Chapter 4 of the Rule shows how the monastery is to be a kind of “school” of holiness. The basis for every action mentioned in the chapter are the two great commandments: loving God and loving neighbor. Every movement associated with holy living roots itself these commandments. Every action on the circumference of life flows from this center.
After that, there’s really no way to summarize the chapter, because it is a rapid-fire listing of the good works monks are to cultivate and practice. They learn to do this together, not separately. That’s an important point—especially in our time when we think too individualistically about our spiritual formation.
Benedict writes, “The workshop where we are to toil faithfully at all these tasks is the enclosure of the monastery and stability in the community” (4:78). Perhaps a brief commentary on two key words will be helpful.
First, the workshop is an “enclosure.” This is not simply a literal space, but also a way of saying that we learn to do good works by practicing them together, and then reflecting with one another on how we are doing. The “enclosure” is more like a laboratory, than a limitation. The monastery is not a way of keeping the world out, but rather a way of banding together to enter into the world in Jesus’ name. In historic monasticism, the primary way the monks did this was intercession. But monasteries and convents have also found ways to be present in their locales through acts of mercy and service. To be “enclosed” does not mean to be isolated.

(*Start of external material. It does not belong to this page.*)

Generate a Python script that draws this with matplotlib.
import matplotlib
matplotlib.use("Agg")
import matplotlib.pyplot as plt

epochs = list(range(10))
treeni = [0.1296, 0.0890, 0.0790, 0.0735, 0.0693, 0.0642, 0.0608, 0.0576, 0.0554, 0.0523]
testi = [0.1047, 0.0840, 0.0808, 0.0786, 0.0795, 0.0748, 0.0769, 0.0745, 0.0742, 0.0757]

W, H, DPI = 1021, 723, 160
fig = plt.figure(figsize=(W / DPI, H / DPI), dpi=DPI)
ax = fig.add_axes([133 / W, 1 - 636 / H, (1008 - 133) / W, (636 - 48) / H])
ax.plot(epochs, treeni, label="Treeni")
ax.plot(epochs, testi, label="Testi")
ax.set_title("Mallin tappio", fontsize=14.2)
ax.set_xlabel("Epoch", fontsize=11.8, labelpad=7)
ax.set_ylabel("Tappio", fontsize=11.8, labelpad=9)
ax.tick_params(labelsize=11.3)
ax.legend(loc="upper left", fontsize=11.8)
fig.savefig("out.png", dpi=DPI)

Second, the workshop is a place of “stability.” One of the first mistakes we often make in our spiritual formation is becoming overwhelmed with all things we “could” do. But the spiritual life is not driven by the “coulds”—it is directed by the “shoulds.” It is in community where we allow ourselves the counsel from others in discerning and enacting our places of service. We do not have to be pushed-and-pulled by every opportunity; we can be guided into a focused, limited ministry. Stability is a quality that keeps us from “bouncing around all over the map”—which may make us busy, but also superficial—and very tired.
In other words, the list of good deeds in Chapter 4 is not meant to create freneticism among the monks. Each task has a point of application, and it is in fellowship with others that we learn where and how to put these things into practice. A holy community does not try to do everything; it only seeks to do what it does in Jesus’ name, and for God’s glory.